Material provided:
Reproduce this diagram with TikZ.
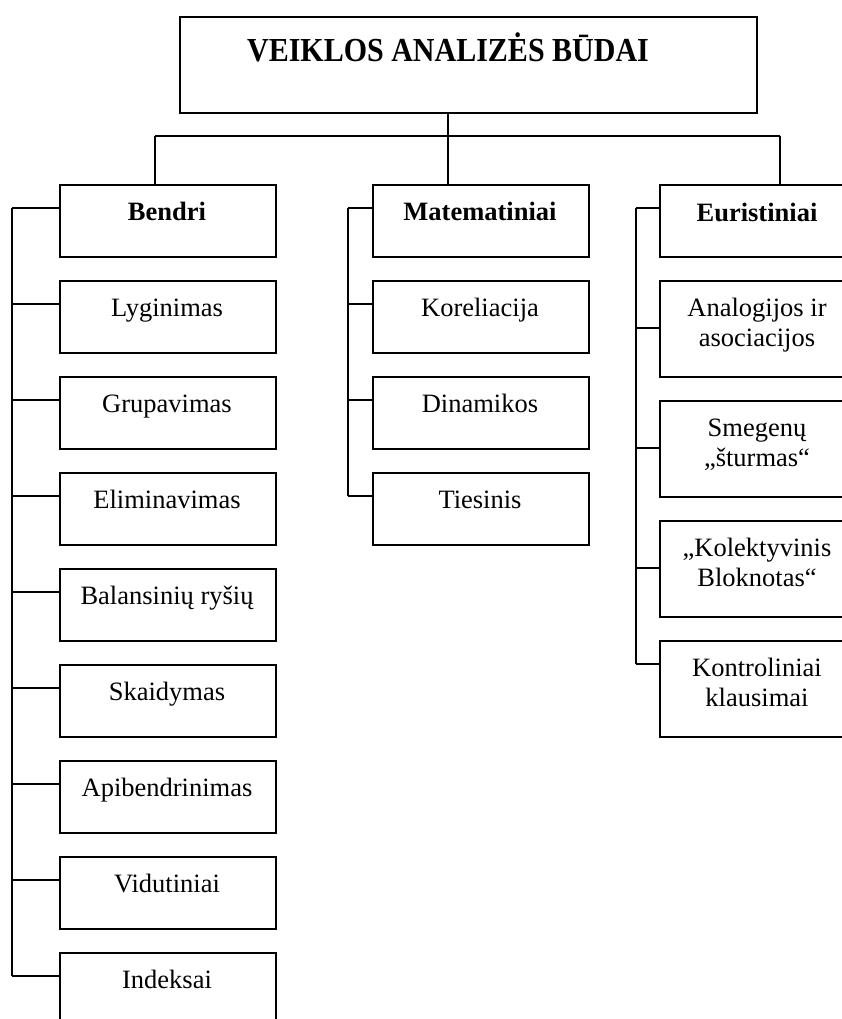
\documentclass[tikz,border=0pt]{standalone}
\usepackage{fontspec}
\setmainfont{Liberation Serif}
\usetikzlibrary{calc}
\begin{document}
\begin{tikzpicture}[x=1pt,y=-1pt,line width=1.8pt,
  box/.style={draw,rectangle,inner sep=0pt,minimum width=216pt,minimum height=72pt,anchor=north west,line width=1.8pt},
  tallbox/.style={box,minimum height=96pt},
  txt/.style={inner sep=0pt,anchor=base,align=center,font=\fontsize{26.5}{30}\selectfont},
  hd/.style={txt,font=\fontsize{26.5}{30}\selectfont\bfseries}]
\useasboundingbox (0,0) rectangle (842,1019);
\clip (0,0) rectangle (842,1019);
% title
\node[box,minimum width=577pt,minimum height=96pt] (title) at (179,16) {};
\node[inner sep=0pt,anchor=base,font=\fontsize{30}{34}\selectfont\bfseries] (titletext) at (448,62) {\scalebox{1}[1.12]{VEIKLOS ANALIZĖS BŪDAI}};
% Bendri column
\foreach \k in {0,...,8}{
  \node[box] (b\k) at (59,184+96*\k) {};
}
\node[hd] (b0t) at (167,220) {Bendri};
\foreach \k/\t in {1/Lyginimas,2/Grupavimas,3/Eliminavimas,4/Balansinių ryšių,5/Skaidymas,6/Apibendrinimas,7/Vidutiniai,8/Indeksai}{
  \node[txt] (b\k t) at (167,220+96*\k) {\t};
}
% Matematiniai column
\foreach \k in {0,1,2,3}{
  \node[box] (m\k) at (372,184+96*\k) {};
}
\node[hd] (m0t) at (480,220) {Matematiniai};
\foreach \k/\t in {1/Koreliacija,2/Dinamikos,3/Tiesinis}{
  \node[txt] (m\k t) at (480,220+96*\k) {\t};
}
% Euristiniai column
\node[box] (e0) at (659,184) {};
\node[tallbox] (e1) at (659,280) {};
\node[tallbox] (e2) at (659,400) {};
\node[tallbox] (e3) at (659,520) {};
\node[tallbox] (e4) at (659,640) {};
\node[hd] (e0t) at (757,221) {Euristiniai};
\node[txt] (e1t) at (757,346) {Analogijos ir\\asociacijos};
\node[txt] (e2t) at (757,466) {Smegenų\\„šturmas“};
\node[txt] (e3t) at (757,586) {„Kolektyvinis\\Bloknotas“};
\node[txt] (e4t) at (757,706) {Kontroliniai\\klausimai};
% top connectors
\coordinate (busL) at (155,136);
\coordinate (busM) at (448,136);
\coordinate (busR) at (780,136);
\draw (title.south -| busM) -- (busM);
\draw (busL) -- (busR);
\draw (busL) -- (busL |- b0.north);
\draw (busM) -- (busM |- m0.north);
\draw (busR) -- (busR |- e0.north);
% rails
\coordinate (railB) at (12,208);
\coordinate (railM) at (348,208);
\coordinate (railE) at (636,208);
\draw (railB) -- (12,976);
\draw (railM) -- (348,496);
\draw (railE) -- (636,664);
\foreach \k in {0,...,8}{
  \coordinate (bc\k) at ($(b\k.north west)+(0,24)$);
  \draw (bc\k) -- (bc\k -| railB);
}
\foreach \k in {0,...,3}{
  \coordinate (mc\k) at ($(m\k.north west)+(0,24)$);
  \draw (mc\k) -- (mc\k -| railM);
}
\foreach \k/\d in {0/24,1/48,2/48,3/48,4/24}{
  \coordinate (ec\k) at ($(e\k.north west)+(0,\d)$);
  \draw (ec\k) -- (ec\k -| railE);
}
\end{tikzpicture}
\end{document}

Short task: Leave the images out and output the remaining material exactly as it stands.

Answer for this exercise:
Reproduce this diagram with TikZ.
\documentclass[tikz,border=0pt]{standalone}
\usepackage{fontspec}
\setmainfont{Liberation Serif}
\usetikzlibrary{calc}
\begin{document}
\begin{tikzpicture}[x=1pt,y=-1pt,line width=1.8pt,
  box/.style={draw,rectangle,inner sep=0pt,minimum width=216pt,minimum height=72pt,anchor=north west,line width=1.8pt},
  tallbox/.style={box,minimum height=96pt},
  txt/.style={inner sep=0pt,anchor=base,align=center,font=\fontsize{26.5}{30}\selectfont},
  hd/.style={txt,font=\fontsize{26.5}{30}\selectfont\bfseries}]
\useasboundingbox (0,0) rectangle (842,1019);
\clip (0,0) rectangle (842,1019);
% title
\node[box,minimum width=577pt,minimum height=96pt] (title) at (179,16) {};
\node[inner sep=0pt,anchor=base,font=\fontsize{30}{34}\selectfont\bfseries] (titletext) at (448,62) {\scalebox{1}[1.12]{VEIKLOS ANALIZĖS BŪDAI}};
% Bendri column
\foreach \k in {0,...,8}{
  \node[box] (b\k) at (59,184+96*\k) {};
}
\node[hd] (b0t) at (167,220) {Bendri};
\foreach \k/\t in {1/Lyginimas,2/Grupavimas,3/Eliminavimas,4/Balansinių ryšių,5/Skaidymas,6/Apibendrinimas,7/Vidutiniai,8/Indeksai}{
  \node[txt] (b\k t) at (167,220+96*\k) {\t};
}
% Matematiniai column
\foreach \k in {0,1,2,3}{
  \node[box] (m\k) at (372,184+96*\k) {};
}
\node[hd] (m0t) at (480,220) {Matematiniai};
\foreach \k/\t in {1/Koreliacija,2/Dinamikos,3/Tiesinis}{
  \node[txt] (m\k t) at (480,220+96*\k) {\t};
}
% Euristiniai column
\node[box] (e0) at (659,184) {};
\node[tallbox] (e1) at (659,280) {};
\node[tallbox] (e2) at (659,400) {};
\node[tallbox] (e3) at (659,520) {};
\node[tallbox] (e4) at (659,640) {};
\node[hd] (e0t) at (757,221) {Euristiniai};
\node[txt] (e1t) at (757,346) {Analogijos ir\\asociacijos};
\node[txt] (e2t) at (757,466) {Smegenų\\„šturmas“};
\node[txt] (e3t) at (757,586) {„Kolektyvinis\\Bloknotas“};
\node[txt] (e4t) at (757,706) {Kontroliniai\\klausimai};
% top connectors
\coordinate (busL) at (155,136);
\coordinate (busM) at (448,136);
\coordinate (busR) at (780,136);
\draw (title.south -| busM) -- (busM);
\draw (busL) -- (busR);
\draw (busL) -- (busL |- b0.north);
\draw (busM) -- (busM |- m0.north);
\draw (busR) -- (busR |- e0.north);
% rails
\coordinate (railB) at (12,208);
\coordinate (railM) at (348,208);
\coordinate (railE) at (636,208);
\draw (railB) -- (12,976);
\draw (railM) -- (348,496);
\draw (railE) -- (636,664);
\foreach \k in {0,...,8}{
  \coordinate (bc\k) at ($(b\k.north west)+(0,24)$);
  \draw (bc\k) -- (bc\k -| railB);
}
\foreach \k in {0,...,3}{
  \coordinate (mc\k) at ($(m\k.north west)+(0,24)$);
  \draw (mc\k) -- (mc\k -| railM);
}
\foreach \k/\d in {0/24,1/48,2/48,3/48,4/24}{
  \coordinate (ec\k) at ($(e\k.north west)+(0,\d)$);
  \draw (ec\k) -- (ec\k -| railE);
}
\end{tikzpicture}
\end{document}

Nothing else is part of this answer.